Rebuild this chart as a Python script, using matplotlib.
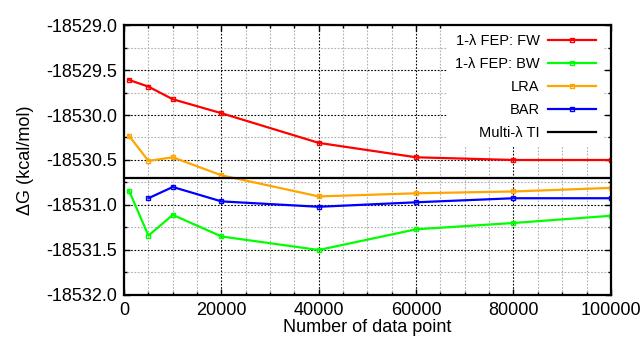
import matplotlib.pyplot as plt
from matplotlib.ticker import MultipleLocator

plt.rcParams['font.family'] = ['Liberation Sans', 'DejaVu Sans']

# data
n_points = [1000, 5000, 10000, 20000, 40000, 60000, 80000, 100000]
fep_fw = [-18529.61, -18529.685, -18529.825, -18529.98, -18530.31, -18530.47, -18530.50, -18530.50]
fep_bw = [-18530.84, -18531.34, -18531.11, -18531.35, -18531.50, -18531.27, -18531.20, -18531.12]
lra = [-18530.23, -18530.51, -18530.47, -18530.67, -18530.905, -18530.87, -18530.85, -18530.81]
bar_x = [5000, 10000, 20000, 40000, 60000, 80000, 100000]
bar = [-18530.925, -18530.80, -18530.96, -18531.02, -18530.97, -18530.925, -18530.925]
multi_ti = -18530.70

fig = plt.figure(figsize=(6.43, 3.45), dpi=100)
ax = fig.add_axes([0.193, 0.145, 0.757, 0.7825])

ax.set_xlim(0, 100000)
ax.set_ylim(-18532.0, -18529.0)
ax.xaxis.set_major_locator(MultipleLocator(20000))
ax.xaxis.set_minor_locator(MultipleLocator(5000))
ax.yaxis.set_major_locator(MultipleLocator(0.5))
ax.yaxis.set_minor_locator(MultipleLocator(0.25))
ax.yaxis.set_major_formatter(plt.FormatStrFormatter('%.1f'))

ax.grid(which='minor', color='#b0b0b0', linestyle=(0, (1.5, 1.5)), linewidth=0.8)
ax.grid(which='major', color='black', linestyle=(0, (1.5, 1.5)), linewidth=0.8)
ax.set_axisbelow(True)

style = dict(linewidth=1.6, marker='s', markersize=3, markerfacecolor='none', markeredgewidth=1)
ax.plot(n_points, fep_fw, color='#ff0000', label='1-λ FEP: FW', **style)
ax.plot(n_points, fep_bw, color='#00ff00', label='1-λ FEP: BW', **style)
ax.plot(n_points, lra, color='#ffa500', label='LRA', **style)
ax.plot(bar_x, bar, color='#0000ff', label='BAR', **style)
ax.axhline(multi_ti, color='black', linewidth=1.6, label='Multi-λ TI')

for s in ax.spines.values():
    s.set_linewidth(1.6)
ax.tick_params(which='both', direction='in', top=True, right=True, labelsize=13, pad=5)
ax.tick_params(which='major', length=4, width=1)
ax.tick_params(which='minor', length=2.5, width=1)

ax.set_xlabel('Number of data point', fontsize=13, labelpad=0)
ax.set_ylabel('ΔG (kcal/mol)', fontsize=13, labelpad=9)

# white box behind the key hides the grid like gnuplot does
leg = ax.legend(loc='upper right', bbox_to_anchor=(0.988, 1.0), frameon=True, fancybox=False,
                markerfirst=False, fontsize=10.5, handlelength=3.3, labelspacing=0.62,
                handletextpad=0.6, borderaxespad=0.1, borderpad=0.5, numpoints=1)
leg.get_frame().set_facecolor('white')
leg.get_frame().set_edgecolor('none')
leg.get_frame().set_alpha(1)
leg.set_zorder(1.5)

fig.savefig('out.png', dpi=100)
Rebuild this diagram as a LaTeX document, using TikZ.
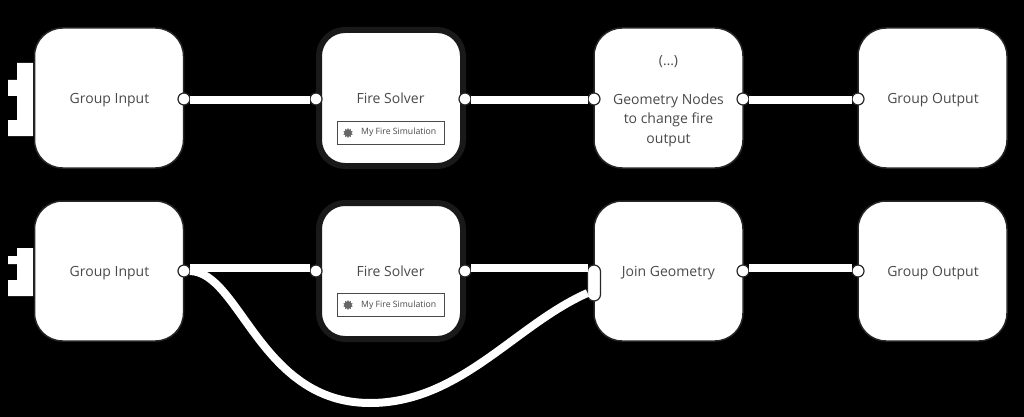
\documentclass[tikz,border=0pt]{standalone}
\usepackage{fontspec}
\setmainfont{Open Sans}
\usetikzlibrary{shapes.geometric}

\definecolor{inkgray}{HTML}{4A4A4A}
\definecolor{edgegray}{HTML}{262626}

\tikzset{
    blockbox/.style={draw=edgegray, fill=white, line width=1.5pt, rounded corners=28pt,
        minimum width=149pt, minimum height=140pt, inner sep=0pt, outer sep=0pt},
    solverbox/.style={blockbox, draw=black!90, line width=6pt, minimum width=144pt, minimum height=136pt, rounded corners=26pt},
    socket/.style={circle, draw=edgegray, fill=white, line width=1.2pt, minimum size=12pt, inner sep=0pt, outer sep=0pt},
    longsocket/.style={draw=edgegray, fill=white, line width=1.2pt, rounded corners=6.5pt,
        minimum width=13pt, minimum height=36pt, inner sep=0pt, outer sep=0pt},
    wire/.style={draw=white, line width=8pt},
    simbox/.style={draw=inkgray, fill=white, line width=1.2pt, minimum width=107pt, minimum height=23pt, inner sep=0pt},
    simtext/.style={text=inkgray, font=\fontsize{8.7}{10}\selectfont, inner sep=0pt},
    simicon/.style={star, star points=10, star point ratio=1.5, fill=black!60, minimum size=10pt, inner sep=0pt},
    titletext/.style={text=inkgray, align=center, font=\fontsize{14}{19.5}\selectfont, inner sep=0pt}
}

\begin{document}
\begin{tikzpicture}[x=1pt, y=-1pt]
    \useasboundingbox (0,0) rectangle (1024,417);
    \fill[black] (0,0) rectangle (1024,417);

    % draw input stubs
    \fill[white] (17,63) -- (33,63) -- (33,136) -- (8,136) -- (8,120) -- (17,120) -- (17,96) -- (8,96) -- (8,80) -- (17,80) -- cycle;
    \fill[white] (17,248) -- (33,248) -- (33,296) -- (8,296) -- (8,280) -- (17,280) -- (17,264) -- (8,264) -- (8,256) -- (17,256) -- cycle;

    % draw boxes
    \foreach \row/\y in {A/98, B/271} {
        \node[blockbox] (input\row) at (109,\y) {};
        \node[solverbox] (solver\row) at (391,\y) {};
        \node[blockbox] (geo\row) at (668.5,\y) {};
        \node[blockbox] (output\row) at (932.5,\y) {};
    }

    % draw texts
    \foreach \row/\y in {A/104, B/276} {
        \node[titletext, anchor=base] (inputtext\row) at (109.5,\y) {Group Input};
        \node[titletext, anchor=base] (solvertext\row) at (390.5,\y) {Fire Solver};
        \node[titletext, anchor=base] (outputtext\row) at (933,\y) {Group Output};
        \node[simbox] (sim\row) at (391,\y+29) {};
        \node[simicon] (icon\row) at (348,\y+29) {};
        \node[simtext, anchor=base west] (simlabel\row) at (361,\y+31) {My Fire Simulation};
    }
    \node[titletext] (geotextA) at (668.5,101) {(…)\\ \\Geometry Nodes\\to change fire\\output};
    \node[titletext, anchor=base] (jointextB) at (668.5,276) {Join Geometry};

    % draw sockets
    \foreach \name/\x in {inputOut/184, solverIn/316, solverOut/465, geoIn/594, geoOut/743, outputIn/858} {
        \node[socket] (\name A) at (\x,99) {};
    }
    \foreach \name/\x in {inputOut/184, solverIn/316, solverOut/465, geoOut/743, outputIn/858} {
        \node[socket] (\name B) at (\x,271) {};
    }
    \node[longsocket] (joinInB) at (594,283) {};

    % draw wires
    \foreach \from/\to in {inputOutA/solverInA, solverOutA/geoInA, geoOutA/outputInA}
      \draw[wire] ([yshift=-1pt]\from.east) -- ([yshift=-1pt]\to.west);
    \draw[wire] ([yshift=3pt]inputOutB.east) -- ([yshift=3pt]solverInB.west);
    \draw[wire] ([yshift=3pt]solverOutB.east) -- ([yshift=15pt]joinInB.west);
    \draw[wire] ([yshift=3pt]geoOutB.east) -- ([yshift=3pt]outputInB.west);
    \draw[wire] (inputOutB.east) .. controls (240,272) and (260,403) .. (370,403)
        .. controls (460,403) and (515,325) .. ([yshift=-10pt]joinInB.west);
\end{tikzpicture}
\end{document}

******

### Stated exercise
Restate the data word for word from its first line through the line with "ax.yaxis.set_major_formatter(plt.FormatStrFormatter('%.1f'))", leaving out any picture along the way.

### Task response
Rebuild this chart as a Python script, using matplotlib.
import matplotlib.pyplot as plt
from matplotlib.ticker import MultipleLocator

plt.rcParams['font.family'] = ['Liberation Sans', 'DejaVu Sans']

# data
n_points = [1000, 5000, 10000, 20000, 40000, 60000, 80000, 100000]
fep_fw = [-18529.61, -18529.685, -18529.825, -18529.98, -18530.31, -18530.47, -18530.50, -18530.50]
fep_bw = [-18530.84, -18531.34, -18531.11, -18531.35, -18531.50, -18531.27, -18531.20, -18531.12]
lra = [-18530.23, -18530.51, -18530.47, -18530.67, -18530.905, -18530.87, -18530.85, -18530.81]
bar_x = [5000, 10000, 20000, 40000, 60000, 80000, 100000]
bar = [-18530.925, -18530.80, -18530.96, -18531.02, -18530.97, -18530.925, -18530.925]
multi_ti = -18530.70

fig = plt.figure(figsize=(6.43, 3.45), dpi=100)
ax = fig.add_axes([0.193, 0.145, 0.757, 0.7825])

ax.set_xlim(0, 100000)
ax.set_ylim(-18532.0, -18529.0)
ax.xaxis.set_major_locator(MultipleLocator(20000))
ax.xaxis.set_minor_locator(MultipleLocator(5000))
ax.yaxis.set_major_locator(MultipleLocator(0.5))
ax.yaxis.set_minor_locator(MultipleLocator(0.25))
ax.yaxis.set_major_formatter(plt.FormatStrFormatter('%.1f'))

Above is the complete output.